Isso aconteceu na Nicarágua, por um conjunto de fatores, após o assassinato de muitos militantes populares; porém, teve seu momento de eclosão com o assassinato do valente jornalista Pedro Joaquín Chamorro. Observando algumas marchas populares noticiadas pela mídia desse país irmão, tenho a impressão de que o povo organizado hondurenho também chegou a esse umbral de perda do medo à repressão e à morte (é claramente o caso do movimento camponês de Bajo Aguán).
É claro que a situação hoje é mais complexa; porém, apesar de toda a sofisticação da repressão, as organizações populares também podem gerar recursos para sofisticar sua luta.
A Frente de Resistência Popular contra o Golpe de Estado, guarda chuva que reúne um amplo leque de forças políticas que lutam contra a repressão, incapacidade e o caráter oligárquico do grupo hegemônico que governa Honduras, conseguiu articular-se melhor, resolver suas contradições secundárias, apresentar um projeto político de refundação nacional e concorre às eleições presidenciais e parlamentares desse próximo domingo, 24 de novembro.
Apesar de que o bloco hegemônico controla todos os grandes meios de imprensa, o poder eleitoral e todo o aparelho do Estado, é possível que o Partido Livre e sua candidata possam resultar vencedores na contenda eleitoral desse domingo, abrindo uma nova etapa na história de Honduras, que lhes poderia permitir refundar o país. As últimas pesquisas publicadas davam um empate técnico entre o candidato do Partido Nacional (governante) e a candidata do Partido Livre.

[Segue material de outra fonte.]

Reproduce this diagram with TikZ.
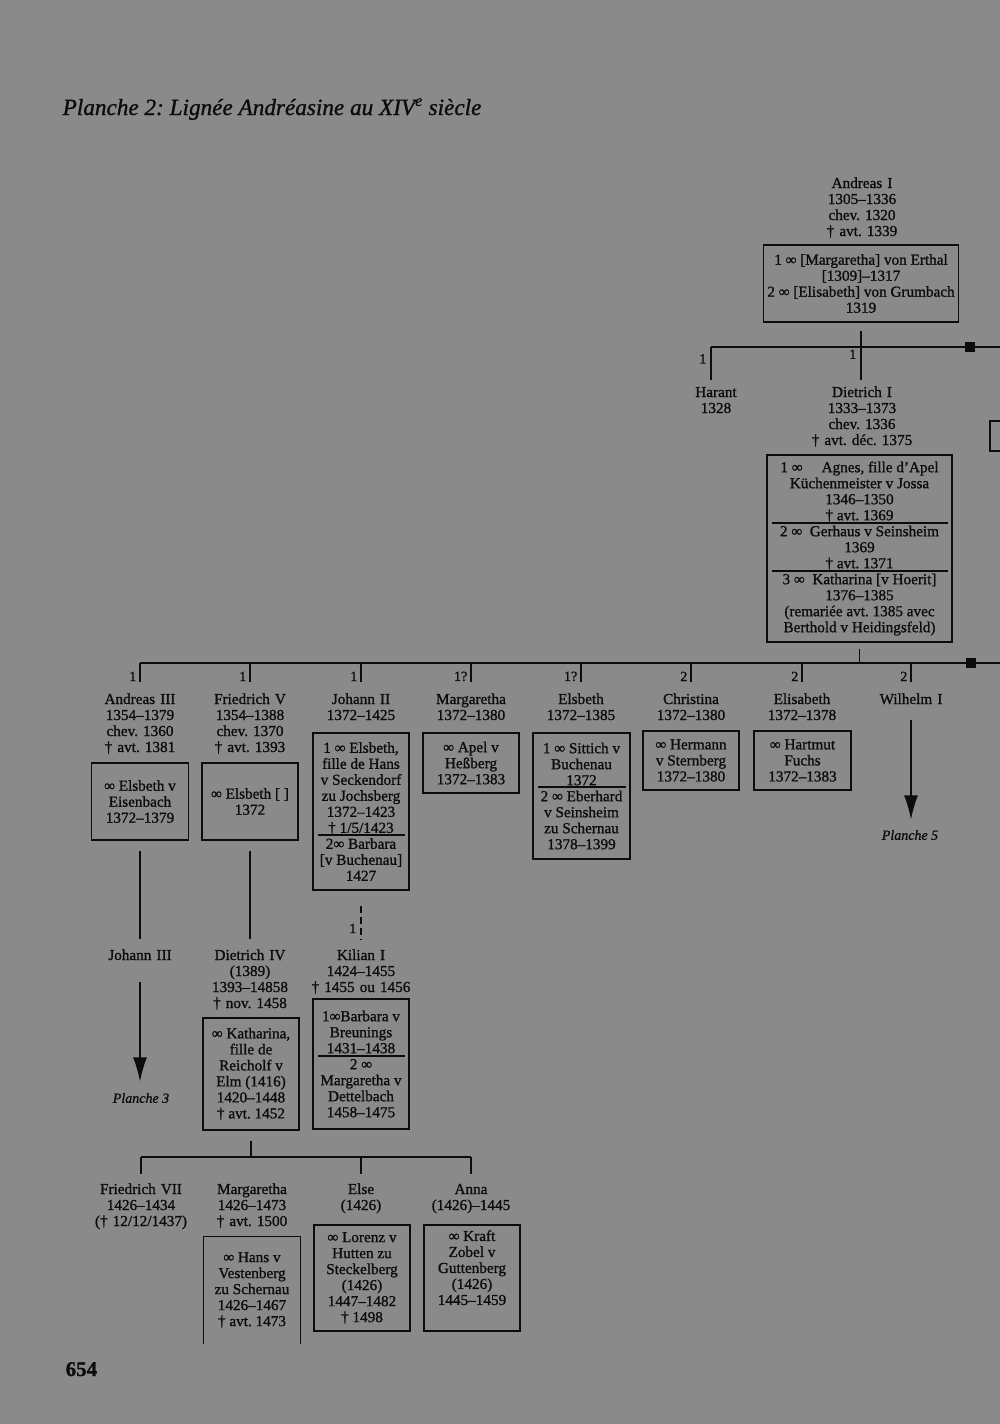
\documentclass[tikz,border=0pt]{standalone}
\usepackage{fontspec}
\setmainfont{Liberation Serif}[Ligatures=TeX, FakeBold=1.1]
\usepackage{xcolor}
\usetikzlibrary{arrows.meta, positioning}

\definecolor{papier}{HTML}{8A8A8A}
\definecolor{encre}{HTML}{0C0C0C}

\tikzset{
  nom/.style={text width=150pt, align=center, anchor=base, inner sep=0pt,
    font=\fontsize{15.2}{16}\selectfont},
  boite/.style={draw, align=center, inner sep=0pt, minimum width=96pt,
    font=\fontsize{15.2}{16}\selectfont},
  rang/.style={font=\fontsize{14}{15}\selectfont, inner sep=1pt},
  renvoi/.style={font=\fontsize{14}{15}\selectfont\itshape, inner sep=0pt},
  carre/.style={fill, minimum size=10pt, inner sep=0pt},
  fleche/.style={-{Latex[length=24pt,width=14pt]}}
}

\begin{document}
\frenchspacing
\begin{tikzpicture}[x=1pt, y=-1pt, line width=1.4pt, color=encre]
    % nền trang
    \fill[papier] (0,0) rectangle (1000,1424);
    \clip (0,0) rectangle (1000,1424);

    % tiêu đề, số trang
    \node[anchor=base west, inner sep=0pt, font=\fontsize{23.2}{26}\selectfont\itshape]
        (titre) at (62,115) {Planche 2: Lignée Andréasine au XIV\textsuperscript{e} siècle};
    \node[anchor=base west, inner sep=0pt, font=\fontsize{21}{24}\selectfont\bfseries]
        (page) at (65,1376) {654};

    % Andreas I
    \node[nom] (an) at (862,188) {Andreas I\\1305--1336\\chev. 1320\\† avt. 1339};
    \node[boite, minimum width=195pt, minimum height=77pt] (anb) at (861,283.5)
        {1 ∞ [Margaretha] von Erthal\\{}[1309]--1317\\2 ∞ [Elisabeth] von Grumbach\\1319};

    \coordinate (b1g) at (711,347);
    \coordinate (b1d) at (1000,347);
    \draw (b1g) -- (b1d);
    \node[carre] (sq1) at (970,347) {};
    \node[boite, minimum width=40pt, minimum height=30pt] (xb) at (1010,436) {};

    \node[nom] (ha) at (716,397) {Harant\\1328};
    \node[nom] (di) at (862,397) {Dietrich I\\1333--1373\\chev. 1336\\† avt. déc. 1375};
    \draw[shorten >=6pt] (b1g) -- (b1g |- ha.north) node[rang, pos=0.3, left=3pt] {1};
    \draw[shorten <=8pt, shorten >=6pt] (anb.south) -- (anb.south |- di.north)
        node[rang, pos=0.5, left=3pt] {1};

    % Dietrich I
    \node[boite, minimum width=185pt, minimum height=187pt] (dib) at (859.5,548.5)
        {1 ∞ \quad Agnes, fille d'Apel\\Küchenmeister v Jossa\\1346--1350\\† avt. 1369\\
         2 ∞ \ Gerhaus v Seinsheim\\1369\\† avt. 1371\\
         3 ∞ \ Katharina [v Hoerit]\\1376--1385\\(remariée avt. 1385 avec\\Berthold v Heidingsfeld)};
    \draw (772,523) -- (948,523);
    \draw (772,571) -- (948,571);

    \coordinate (b2g) at (140,663);
    \coordinate (b2d) at (1000,663);
    \draw (b2g) -- (b2d);
    \draw[shorten <=6pt] (dib.south) -- (dib.south |- b2g);
    \node[carre] (sq2) at (971,663) {};

    % con của Dietrich I
    \node[nom] (a3) at (140,704) {Andreas III\\1354--1379\\chev. 1360\\† avt. 1381};
    \node[nom] (f5) at (250,704) {Friedrich V\\1354--1388\\chev. 1370\\† avt. 1393};
    \node[nom] (j2) at (361,704) {Johann II\\1372--1425};
    \node[nom] (m1) at (471,704) {Margaretha\\1372--1380};
    \node[nom] (eb) at (581,704) {Elsbeth\\1372--1385};
    \node[nom] (ch) at (691,704) {Christina\\1372--1380};
    \node[nom] (el) at (802,704) {Elisabeth\\1372--1378};
    \node[nom] (w1) at (911,704) {Wilhelm I};

    \foreach \n/\r in {a3/1, f5/1, j2/1, m1/1?, eb/1?, ch/2, el/2, w1/2}
        \draw[shorten >=11pt] (\n.north |- b2g) -- (\n.north) node[rang, pos=0.45, left=2pt] {\r};

    \node[boite, minimum width=97pt, minimum height=77pt] (a3b) at (140,801.5)
        {∞ Elsbeth v\\Eisenbach\\1372--1379};
    \node[boite, minimum height=77pt] (f5b) at (250,801.5) {∞ Elsbeth [ ]\\1372};
    \node[boite, minimum height=157pt] (j2b) at (361,811.5)
        {1 ∞ Elsbeth,\\fille de Hans\\v Seckendorf\\zu Jochsberg\\1372--1423\\† 1/5/1423\\
         2∞ Barbara\\{}[v Buchenau]\\1427};
    \draw (318,835) -- (405,835);
    \node[boite, minimum height=60pt] (m1b) at (471,763) {∞ Apel v\\Heßberg\\1372--1383};
    \node[boite, minimum width=97pt, minimum height=126pt] (ebb) at (581.5,796)
        {1 ∞ Sittich v\\Buchenau\\1372\\2 ∞ Eberhard\\v Seinsheim\\zu Schernau\\1378--1399};
    \draw (538,787) -- (626,787);
    \node[boite, minimum height=59pt] (chb) at (691,760.5) {∞ Hermann\\v Sternberg\\1372--1380};
    \node[boite, minimum width=97pt, minimum height=59pt] (elb) at (802.5,760.5)
        {∞ Hartmut\\Fuchs\\1372--1383};

    \node[renvoi] (p5) at (910,835) {Planche 5};
    \draw[fleche, shorten <=15pt, shorten >=10pt] (w1.south) -- (w1.south |- p5.north);

    % thế hệ kế tiếp
    \node[nom] (jo3) at (140,960) {Johann III};
    \node[nom] (d4) at (250,960) {Dietrich IV\\(1389)\\1393--14858\\† nov. 1458};
    \node[nom] (k1) at (361,960) {Kilian I\\1424--1455\\† 1455 ou 1456};
    \node[renvoi] (p3) at (141,1098) {Planche 3};

    \draw[shorten <=10pt, shorten >=10pt] (a3b.south) -- (a3b.south |- jo3.north);
    \draw[shorten <=10pt, shorten >=10pt] (f5b.south) -- (f5b.south |- d4.north);
    \draw[dash pattern=on 7pt off 4pt, shorten <=15pt, shorten >=10pt] (j2b.south) -- (j2b.south |- k1.north)
        node[rang, pos=0.65, left=3pt] {1};
    \draw[fleche, shorten <=21pt, shorten >=11pt] (jo3.south) -- (jo3.south |- p3.north);

    \node[boite, minimum height=112pt] (d4b) at (251,1074)
        {∞ Katharina,\\fille de\\Reicholf v\\Elm (1416)\\1420--1448\\† avt. 1452};
    \node[boite, minimum height=130pt] (k1b) at (361,1064)
        {1∞Barbara v\\Breunings\\1431--1438\\2 ∞\\Margaretha v\\Dettelbach\\1458--1475};
    \draw (318,1056) -- (405,1056);

    % con của Dietrich IV
    \coordinate (b3g) at (141,1157);
    \coordinate (b3d) at (471,1157);
    \draw (b3g) -- (b3d);
    \draw[shorten <=10pt] (d4b.south) -- (d4b.south |- b3g);

    \node[nom] (f7) at (141,1194) {Friedrich VII\\1426--1434\\(† 12/12/1437)};
    \node[nom] (mg) at (252,1194) {Margaretha\\1426--1473\\† avt. 1500};
    \node[nom] (es) at (361,1194) {Else\\(1426)};
    \node[nom] (an2) at (471,1194) {Anna\\(1426)--1445};
    \foreach \n in {f7, es, an2}
        \draw[shorten >=9pt] (\n.north |- b3g) -- (\n.north);

    \node[boite, draw=none, minimum height=106pt] (mgb) at (252,1290)
        {∞ Hans v\\Vestenberg\\zu Schernau\\1426--1467\\† avt. 1473};
    \draw (mgb.south west) -- (mgb.north west) -- (mgb.north east) -- (mgb.south east);
    \node[boite, minimum height=106pt] (esb) at (362,1278)
        {∞ Lorenz v\\Hutten zu\\Steckelberg\\(1426)\\1447--1482\\† 1498};
    \node[boite, minimum height=106pt] (anb2) at (472,1278)
        {∞ Kraft\\Zobel v\\Guttenberg\\(1426)\\1445--1459\\\strut};
\end{tikzpicture}
\end{document}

No entanto, apesar de que manobras fraudulentas possam impor-se e impedir a vitória de Xiomara Castro de Zelaya (esposa do ex-presidente Manuel Zelaya), não há dúvidas de que essa frente política alcançará uma melhor correlação de forças para empenhar-se desde as mobilizações populares, organizações comunitárias e desde os espaços institucionais obtidos nas eleições para continuar na luta, em melhores condições que nas atuais.
De fato, em pouco tempo de funcionamento (uns três anos) já conseguiu vencer o antigo bipartidarismo, propondo mais claramente a contradição da exploração das grandes corporações sobre as maiorias trabalhadoras cada dia mais empobrecidas.